At any point in time the seed bank has 2000 kilogrammes of seeds in cold storage for disaster mitigation.
“In case of floods and farmers need start-up material to replant, they have that available.”
The seed bank only collects local seeds that are suited for TT’s soil, not hybrids.
“We don't do hybrids. We do open-pollinated varieties, which are locally adapted varieties.”.
Locally adapted means a plant can be grown from the seeds and produce the same quality of plant as the parent tree. There are some tomatoes and sweet peppers, he said, are hybrids.

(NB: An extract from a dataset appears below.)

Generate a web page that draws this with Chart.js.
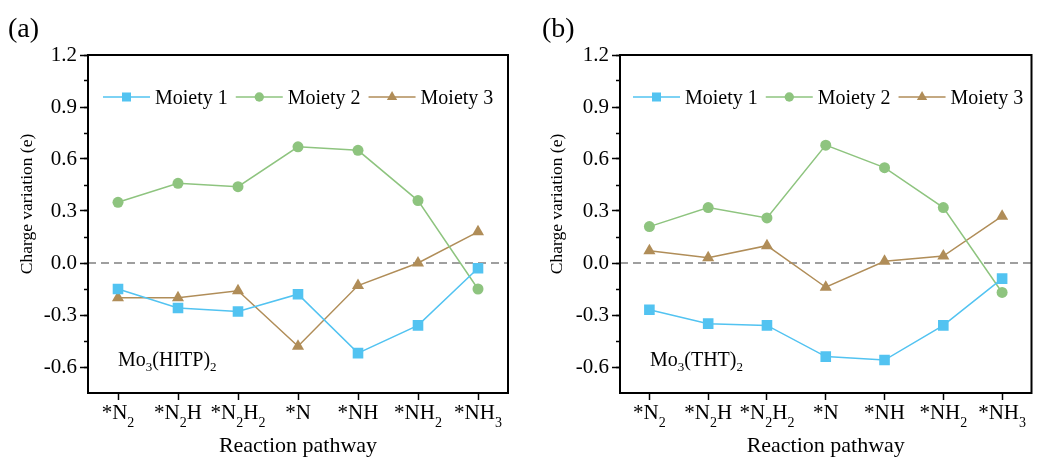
<!DOCTYPE html>
<html>
<head>
<meta charset="utf-8">
<title>Charge variation along the NRR pathway</title>
<script src="https://cdn.jsdelivr.net/npm/chart.js@4.4.1/dist/chart.umd.min.js"></script>
<style>
  html, body { margin: 0; padding: 0; background: #ffffff; }
  #wrap { position: relative; width: 1039px; height: 459px; overflow: hidden; }
  canvas { position: absolute; top: 0; }
  #panelA { left: 0; }
  #panelB { left: 520px; }
</style>
</head>
<body>
<div id="wrap">
  <canvas id="panelA" width="520" height="459"></canvas>
  <canvas id="panelB" width="519" height="459"></canvas>
</div>
<script>
// Reaction intermediates (digits after a letter are drawn as subscripts)
const categories = ['*N2', '*N2H', '*N2H2', '*N', '*NH', '*NH2', '*NH3'];
const seriesNames = ['Moiety 1', 'Moiety 2', 'Moiety 3'];

// Mo3(HITP)2
const hitpMoiety1 = [-0.15, -0.26, -0.28, -0.18, -0.52, -0.36, -0.03];
const hitpMoiety2 = [0.35, 0.46, 0.44, 0.67, 0.65, 0.36, -0.15];
const hitpMoiety3 = [-0.20, -0.20, -0.16, -0.48, -0.13, 0.00, 0.18];

// Mo3(THT)2
const thtMoiety1 = [-0.27, -0.35, -0.36, -0.54, -0.56, -0.36, -0.09];
const thtMoiety2 = [0.21, 0.32, 0.26, 0.68, 0.55, 0.32, -0.17];
const thtMoiety3 = [0.07, 0.03, 0.10, -0.14, 0.01, 0.04, 0.27];

// Labelled y ticks
const yTickValues = [-0.6, -0.3, 0.0, 0.3, 0.6, 0.9, 1.2];
const yMin = -0.75, yMax = 1.2;

const FONT = '"Liberation Serif", "Times New Roman", Times, serif';
const seriesColors = ['#52c3f1', '#8ec47f', '#b08d58'];
const seriesPoints = [
  { style: 'rect', radius: 7.5 },
  { style: 'circle', radius: 5.5 },
  { style: 'triangle', radius: 7 }
];

// Text where digits following a character are rendered as subscripts
function drawRich(ctx, text, x, y, size, subSize, subShift, align) {
  const runs = [];
  for (let i = 0; i < text.length; i++) {
    const ch = text[i];
    const sub = i > 0 && /\d/.test(ch);
    if (runs.length && runs[runs.length - 1].sub === sub) runs[runs.length - 1].t += ch;
    else runs.push({ t: ch, sub });
  }
  let total = 0;
  runs.forEach(r => {
    ctx.font = (r.sub ? subSize : size) + 'px ' + FONT;
    r.w = ctx.measureText(r.t).width;
    total += r.w;
  });
  let cx = align === 'center' ? x - total / 2 : x;
  ctx.textAlign = 'left';
  ctx.textBaseline = 'alphabetic';
  runs.forEach(r => {
    ctx.font = (r.sub ? subSize : size) + 'px ' + FONT;
    ctx.fillText(r.t, cx, r.sub ? y + subShift : y);
    cx += r.w;
  });
}

const decor = {
  id: 'decor',
  beforeDatasetsDraw(chart, args, o) {
    const { ctx, chartArea: a } = chart;
    const y0 = chart.scales.y.getPixelForValue(0);
    ctx.save();
    ctx.strokeStyle = '#808080';
    ctx.lineWidth = 1.5;
    ctx.setLineDash([8, 5]);
    ctx.beginPath();
    ctx.moveTo(a.left, y0);
    ctx.lineTo(a.right, y0);
    ctx.stroke();
    ctx.restore();
  },
  afterDraw(chart, args, o) {
    const { ctx, chartArea: a } = chart;
    const xs = chart.scales.x;
    ctx.save();
    // plot frame
    ctx.strokeStyle = '#000';
    ctx.lineWidth = 2;
    ctx.strokeRect(a.left, a.top, a.right - a.left, a.bottom - a.top);

    ctx.fillStyle = '#000';
    // category labels
    chart.data.labels.forEach((lab, i) => {
      drawRich(ctx, lab, xs.getPixelForValue(i), 419, 21, 14, 8, 'center');
    });

    // axis titles
    ctx.font = '22px ' + FONT;
    ctx.textAlign = 'center';
    ctx.textBaseline = 'alphabetic';
    ctx.fillText('Reaction pathway', (a.left + a.right) / 2, 452);

    ctx.save();
    ctx.translate(o.yTitleX, 204);
    ctx.rotate(-Math.PI / 2);
    ctx.font = '17.5px ' + FONT;
    ctx.textAlign = 'center';
    ctx.textBaseline = 'middle';
    ctx.fillText('Charge variation (e)', 0, 0);
    ctx.restore();

    // panel letter
    ctx.font = '28px ' + FONT;
    ctx.textAlign = 'left';
    ctx.textBaseline = 'alphabetic';
    ctx.fillText(o.letter, o.letterX, 37);

    // material label
    drawRich(ctx, o.material, a.left + 30, 366, 20, 13, 5, 'left');

    // legend: line segment + marker + name
    let lx = a.left + o.legendOffset;
    const ly = 97;
    chart.data.datasets.forEach(ds => {
      ctx.strokeStyle = ds.borderColor;
      ctx.lineWidth = 1.5;
      ctx.beginPath();
      ctx.moveTo(lx, ly);
      ctx.lineTo(lx + 47, ly);
      ctx.stroke();
      ctx.fillStyle = ds.backgroundColor;
      Chart.helpers.drawPoint(ctx, { pointStyle: ds.pointStyle, rotation: 0, radius: ds.pointRadius * 0.85, borderWidth: 0 }, lx + 23.5, ly);
      ctx.fillStyle = '#000';
      ctx.font = '20px ' + FONT;
      ctx.textAlign = 'left';
      ctx.textBaseline = 'alphabetic';
      ctx.fillText(ds.label, lx + 52, ly + 6.5);
      lx += 52 + ctx.measureText(ds.label).width + 8;
    });
    ctx.restore();
  }
};

function makePanel(canvasId, values, panel) {
  const datasets = values.map((vals, i) => ({
    label: seriesNames[i],
    data: vals,
    borderColor: seriesColors[i],
    backgroundColor: seriesColors[i],
    borderWidth: 1.5,
    tension: 0,
    pointStyle: seriesPoints[i].style,
    pointRadius: seriesPoints[i].radius,
    pointHoverRadius: seriesPoints[i].radius,
    pointBorderWidth: 0
  }));

  const isLabelled = v => yTickValues.some(t => Math.abs(t - v) < 1e-6);

  return new Chart(document.getElementById(canvasId), {
    type: 'line',
    data: { labels: categories, datasets },
    plugins: [decor],
    options: {
      responsive: false,
      animation: false,
      events: [],
      layout: { padding: { left: 0, top: 55, right: panel.rightPad, bottom: 0 } },
      plugins: {
        legend: { display: false },
        tooltip: { enabled: false },
        decor: panel
      },
      scales: {
        x: {
          type: 'category',
          offset: true,
          afterFit(s) { s.height = 66; },
          ticks: { display: false },
          grid: { offset: false, drawOnChartArea: false, drawTicks: true, tickLength: 7, tickWidth: 1.5, tickColor: '#000' },
          border: { display: false }
        },
        y: {
          type: 'linear',
          position: 'left',
          weight: 1,
          min: yMin,
          max: yMax,
          afterFit(s) { s.width = panel.yWidth; },
          ticks: {
            stepSize: 0.3,
            padding: 3,
            color: '#000',
            font: { family: FONT, size: 21 },
            callback: v => isLabelled(v) ? Number(v).toFixed(1) : ''
          },
          grid: {
            drawOnChartArea: false,
            drawTicks: true,
            tickLength: 8,
            tickWidth: 1.5,
            tickColor: c => (c.tick && isLabelled(c.tick.value)) ? '#000' : 'rgba(0,0,0,0)'
          },
          border: { display: false }
        },
        yMinor: {
          type: 'linear',
          position: 'left',
          weight: 0,
          min: yMin,
          max: yMax,
          afterFit(s) { s.width = 0; },
          ticks: { stepSize: 0.15, display: false },
          grid: {
            drawOnChartArea: false,
            drawTicks: true,
            tickLength: 4,
            tickWidth: 1.5,
            tickColor: c => (c.tick && c.tick.value > yMin + 1e-6) ? '#000' : 'rgba(0,0,0,0)'
          },
          border: { display: false }
        }
      }
    }
  });
}

makePanel('panelA', [hitpMoiety1, hitpMoiety2, hitpMoiety3], {
  letter: '(a)', letterX: 8, yTitleX: 27, yWidth: 88, rightPad: 12,
  legendOffset: 15, material: 'Mo3(HITP)2'
});
makePanel('panelB', [thtMoiety1, thtMoiety2, thtMoiety3], {
  letter: '(b)', letterX: 22, yTitleX: 37, yWidth: 100, rightPad: 3,
  legendOffset: 13, material: 'Mo3(THT)2'
});
</script>
</body>
</html>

“If you take the seeds from a hybrid and plant it, you're not going to get back with what you started with. You might get something different like a very bland sweet pepper or an off-looking tomato, but you're not going to get the exact thing.”
The plants the seed bank cultivates will produce the same quality of fruit and vegetable as the parent plant.
PM's yam from Ghana
The seed bank recently launched three varieties of yam from Ghana. When the Prime Minister visited the country last year, he brought back cultivation material for the bank.
“He came back with the material and we multiplied it here. He came back with enough to plant a half acre – roughly 20 pounds each.”
A yam has three parts that can be propagated: head, middle and tail. To plant yam, it just has to be put in the soil and the root crop will grow.
The bank will expand its yam propagation material and make it available to farmers.
All the costs of seeds and propagation material are subsidised by the bank. A potato slip, for instance, will produce at least four plants and that slip sells for 20 cents.
“The cost of production for farmers could be cut down by 40 per cent or even 50 per cent because hybrid seeds are very expensive. You might pay $1,000 for a pack of hybrid seeds and every time you grow a crop, you'll have to buy seedlings. Those are imported seeds. Our seeds are not imported seeds, we have local seeds.”
Sorrel seeds cost $2 a pack, corn $1 and one pack can grow an acre.